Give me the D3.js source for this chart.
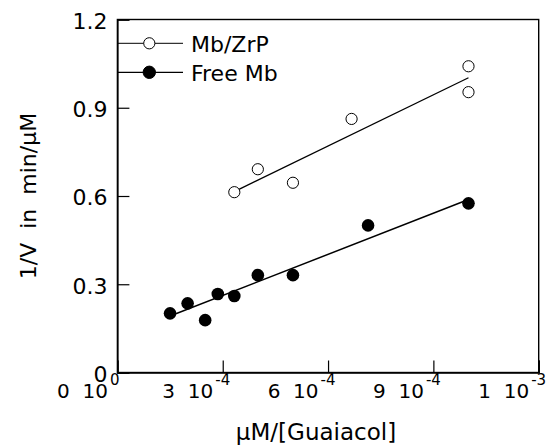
<!DOCTYPE html>
<html>
<head>
<meta charset="utf-8">
<script src="https://cdn.jsdelivr.net/npm/d3@7"></script>
<style>
  body { margin: 0; background: #fff; }
  svg text { font-family: "DejaVu Sans", sans-serif; fill: #000; }
</style>
</head>
<body>
<div id="chart"></div>
<script>
// Data (x in µM/[Guaiacol], y = 1/V in min/µM)
const zrpX = [3.33e-4, 4.0e-4, 5.0e-4, 6.67e-4, 1.0e-3, 1.0e-3];
const zrpY = [0.613, 0.691, 0.645, 0.862, 1.041, 0.953];
const freeX = [1.5e-4, 2.0e-4, 2.5e-4, 2.86e-4, 3.33e-4, 4.0e-4, 5.0e-4, 7.14e-4, 1.0e-3];
const freeY = [0.201, 0.235, 0.178, 0.267, 0.260, 0.331, 0.331, 0.500, 0.575];

// fitted line end points, as drawn in the figure
const zrpFitX = [3.33e-4, 1.0e-3];
const zrpFitY = [0.615, 1.002];
const freeFitX = [1.5e-4, 1.0e-3];
const freeFitY = [0.192, 0.588];

const xTicks = [0, 3e-4, 6e-4, 9e-4, 1.2e-3];
const xTickMant = ["0", "3", "6", "9", "1"];
const xTickExp = ["0", "-4", "-4", "-4", "-3"];
const yTicks = [0, 0.3, 0.6, 0.9, 1.2];
const yTickLabels = ["0", "0.3", "0.6", "0.9", "1.2"];

const seriesNames = ["Mb/ZrP", "Free Mb"];

const width = 551, height = 445;
const margin = { top: 19.5, right: 12.3, bottom: 72.5, left: 117.4 };

const svg = d3.select("#chart").append("svg")
  .attr("width", width)
  .attr("height", height);

const x = d3.scaleLinear()
  .domain([0, 1.2e-3])
  .range([margin.left, width - margin.right]);

const y = d3.scaleLinear()
  .domain([0, 1.2])
  .range([height - margin.bottom, margin.top]);

// frame
svg.append("rect")
  .attr("x", x(0))
  .attr("y", y(1.2))
  .attr("width", x(1.2e-3) - x(0))
  .attr("height", y(0) - y(1.2))
  .attr("fill", "none")
  .attr("stroke", "#000")
  .attr("stroke-width", 1.4);

// x axis: inward ticks, labels drawn by hand
const xAxis = svg.append("g")
  .attr("transform", `translate(0,${y(0)})`)
  .call(d3.axisBottom(x).tickValues(xTicks).tickSize(-12).tickFormat(""));
xAxis.select(".domain").attr("stroke-width", 1.4);
xAxis.selectAll(".tick line").attr("stroke-width", 1.2);

const xLab = svg.append("g");
xTicks.forEach((v, i) => {
  xLab.append("text")
    .attr("x", x(v) - 9.5)
    .attr("y", 398)
    .attr("text-anchor", "end")
    .style("font-size", "20px")
    .style("white-space", "pre")
    .text(xTickMant[i] + "  10");
  xLab.append("text")
    .attr("x", x(v) - 7.5)
    .attr("y", 385)
    .style("font-size", "15px")
    .text(xTickExp[i]);
});

// y axis
const yAxis = svg.append("g")
  .attr("transform", `translate(${x(0)},0)`)
  .call(d3.axisLeft(y).tickValues(yTicks).tickSize(-12).tickPadding(10)
    .tickFormat((d, i) => yTickLabels[i]));
yAxis.select(".domain").attr("stroke-width", 1.4);
yAxis.selectAll(".tick line").attr("stroke-width", 1.2);
yAxis.selectAll(".tick text")
  .style("font-size", "22px")
  .style("font-family", "DejaVu Sans, sans-serif")
  .attr("dy", "0.4em");

// axis titles
svg.append("text")
  .attr("x", 316)
  .attr("y", 440)
  .attr("text-anchor", "middle")
  .style("font-size", "23px")
  .text("µM/[Guaiacol]");

svg.append("text")
  .attr("transform", "translate(36,196) rotate(-90)")
  .attr("text-anchor", "middle")
  .style("font-size", "22px")
  .style("white-space", "pre")
  .text("1/V  in  min/µM");

// fit lines
const line = d3.line().x(d => x(d[0])).y(d => y(d[1]));
svg.append("path")
  .datum(d3.zip(zrpFitX, zrpFitY))
  .attr("d", line)
  .attr("fill", "none")
  .attr("stroke", "#000")
  .attr("stroke-width", 1.3);
svg.append("path")
  .datum(d3.zip(freeFitX, freeFitY))
  .attr("d", line)
  .attr("fill", "none")
  .attr("stroke", "#000")
  .attr("stroke-width", 1.5);

// points
svg.append("g").selectAll("circle")
  .data(d3.zip(zrpX, zrpY))
  .join("circle")
    .attr("cx", d => x(d[0]))
    .attr("cy", d => y(d[1]))
    .attr("r", 5.6)
    .attr("fill", "#fff")
    .attr("stroke", "#000")
    .attr("stroke-width", 1);

svg.append("g").selectAll("circle")
  .data(d3.zip(freeX, freeY))
  .join("circle")
    .attr("cx", d => x(d[0]))
    .attr("cy", d => y(d[1]))
    .attr("r", 6.3)
    .attr("fill", "#000");

// legend
const legY = [43.3, 72.3];
const legend = svg.append("g");
seriesNames.forEach((name, i) => {
  legend.append("line")
    .attr("x1", x(0)).attr("x2", 183)
    .attr("y1", legY[i]).attr("y2", legY[i])
    .attr("stroke", "#000")
    .attr("stroke-width", i === 0 ? 1 : 1.3);
  legend.append("circle")
    .attr("cx", 149.3)
    .attr("cy", legY[i])
    .attr("r", i === 0 ? 5.6 : 6.2)
    .attr("fill", i === 0 ? "#fff" : "#000")
    .attr("stroke", "#000")
    .attr("stroke-width", 1);
  legend.append("text")
    .attr("x", 191)
    .attr("y", legY[i] + 8.5)
    .style("font-size", "22px")
    .text(name);
});
</script>
</body>
</html>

## [GIVEN INSTRUCTION]
Drop the images and repeat the data exactly.

## [OUTPUT FOR THIS EXERCISE]
Give me the D3.js source for this chart.
<!DOCTYPE html>
<html>
<head>
<meta charset="utf-8">
<script src="https://cdn.jsdelivr.net/npm/d3@7"></script>
<style>
  body { margin: 0; background: #fff; }
  svg text { font-family: "DejaVu Sans", sans-serif; fill: #000; }
</style>
</head>
<body>
<div id="chart"></div>
<script>
// Data (x in µM/[Guaiacol], y = 1/V in min/µM)
const zrpX = [3.33e-4, 4.0e-4, 5.0e-4, 6.67e-4, 1.0e-3, 1.0e-3];
const zrpY = [0.613, 0.691, 0.645, 0.862, 1.041, 0.953];
const freeX = [1.5e-4, 2.0e-4, 2.5e-4, 2.86e-4, 3.33e-4, 4.0e-4, 5.0e-4, 7.14e-4, 1.0e-3];
const freeY = [0.201, 0.235, 0.178, 0.267, 0.260, 0.331, 0.331, 0.500, 0.575];

// fitted line end points, as drawn in the figure
const zrpFitX = [3.33e-4, 1.0e-3];
const zrpFitY = [0.615, 1.002];
const freeFitX = [1.5e-4, 1.0e-3];
const freeFitY = [0.192, 0.588];

const xTicks = [0, 3e-4, 6e-4, 9e-4, 1.2e-3];
const xTickMant = ["0", "3", "6", "9", "1"];
const xTickExp = ["0", "-4", "-4", "-4", "-3"];
const yTicks = [0, 0.3, 0.6, 0.9, 1.2];
const yTickLabels = ["0", "0.3", "0.6", "0.9", "1.2"];

const seriesNames = ["Mb/ZrP", "Free Mb"];

const width = 551, height = 445;
const margin = { top: 19.5, right: 12.3, bottom: 72.5, left: 117.4 };

const svg = d3.select("#chart").append("svg")
  .attr("width", width)
  .attr("height", height);

const x = d3.scaleLinear()
  .domain([0, 1.2e-3])
  .range([margin.left, width - margin.right]);

const y = d3.scaleLinear()
  .domain([0, 1.2])
  .range([height - margin.bottom, margin.top]);

// frame
svg.append("rect")
  .attr("x", x(0))
  .attr("y", y(1.2))
  .attr("width", x(1.2e-3) - x(0))
  .attr("height", y(0) - y(1.2))
  .attr("fill", "none")
  .attr("stroke", "#000")
  .attr("stroke-width", 1.4);

// x axis: inward ticks, labels drawn by hand
const xAxis = svg.append("g")
  .attr("transform", `translate(0,${y(0)})`)
  .call(d3.axisBottom(x).tickValues(xTicks).tickSize(-12).tickFormat(""));
xAxis.select(".domain").attr("stroke-width", 1.4);
xAxis.selectAll(".tick line").attr("stroke-width", 1.2);

const xLab = svg.append("g");
xTicks.forEach((v, i) => {
  xLab.append("text")
    .attr("x", x(v) - 9.5)
    .attr("y", 398)
    .attr("text-anchor", "end")
    .style("font-size", "20px")
    .style("white-space", "pre")
    .text(xTickMant[i] + "  10");
  xLab.append("text")
    .attr("x", x(v) - 7.5)
    .attr("y", 385)
    .style("font-size", "15px")
    .text(xTickExp[i]);
});

// y axis
const yAxis = svg.append("g")
  .attr("transform", `translate(${x(0)},0)`)
  .call(d3.axisLeft(y).tickValues(yTicks).tickSize(-12).tickPadding(10)
    .tickFormat((d, i) => yTickLabels[i]));
yAxis.select(".domain").attr("stroke-width", 1.4);
yAxis.selectAll(".tick line").attr("stroke-width", 1.2);
yAxis.selectAll(".tick text")
  .style("font-size", "22px")
  .style("font-family", "DejaVu Sans, sans-serif")
  .attr("dy", "0.4em");

// axis titles
svg.append("text")
  .attr("x", 316)
  .attr("y", 440)
  .attr("text-anchor", "middle")
  .style("font-size", "23px")
  .text("µM/[Guaiacol]");

svg.append("text")
  .attr("transform", "translate(36,196) rotate(-90)")
  .attr("text-anchor", "middle")
  .style("font-size", "22px")
  .style("white-space", "pre")
  .text("1/V  in  min/µM");

// fit lines
const line = d3.line().x(d => x(d[0])).y(d => y(d[1]));
svg.append("path")
  .datum(d3.zip(zrpFitX, zrpFitY))
  .attr("d", line)
  .attr("fill", "none")
  .attr("stroke", "#000")
  .attr("stroke-width", 1.3);
svg.append("path")
  .datum(d3.zip(freeFitX, freeFitY))
  .attr("d", line)
  .attr("fill", "none")
  .attr("stroke", "#000")
  .attr("stroke-width", 1.5);

// points
svg.append("g").selectAll("circle")
  .data(d3.zip(zrpX, zrpY))
  .join("circle")
    .attr("cx", d => x(d[0]))
    .attr("cy", d => y(d[1]))
    .attr("r", 5.6)
    .attr("fill", "#fff")
    .attr("stroke", "#000")
    .attr("stroke-width", 1);

svg.append("g").selectAll("circle")
  .data(d3.zip(freeX, freeY))
  .join("circle")
    .attr("cx", d => x(d[0]))
    .attr("cy", d => y(d[1]))
    .attr("r", 6.3)
    .attr("fill", "#000");

// legend
const legY = [43.3, 72.3];
const legend = svg.append("g");
seriesNames.forEach((name, i) => {
  legend.append("line")
    .attr("x1", x(0)).attr("x2", 183)
    .attr("y1", legY[i]).attr("y2", legY[i])
    .attr("stroke", "#000")
    .attr("stroke-width", i === 0 ? 1 : 1.3);
  legend.append("circle")
    .attr("cx", 149.3)
    .attr("cy", legY[i])
    .attr("r", i === 0 ? 5.6 : 6.2)
    .attr("fill", i === 0 ? "#fff" : "#000")
    .attr("stroke", "#000")
    .attr("stroke-width", 1);
  legend.append("text")
    .attr("x", 191)
    .attr("y", legY[i] + 8.5)
    .style("font-size", "22px")
    .text(name);
});
</script>
</body>
</html>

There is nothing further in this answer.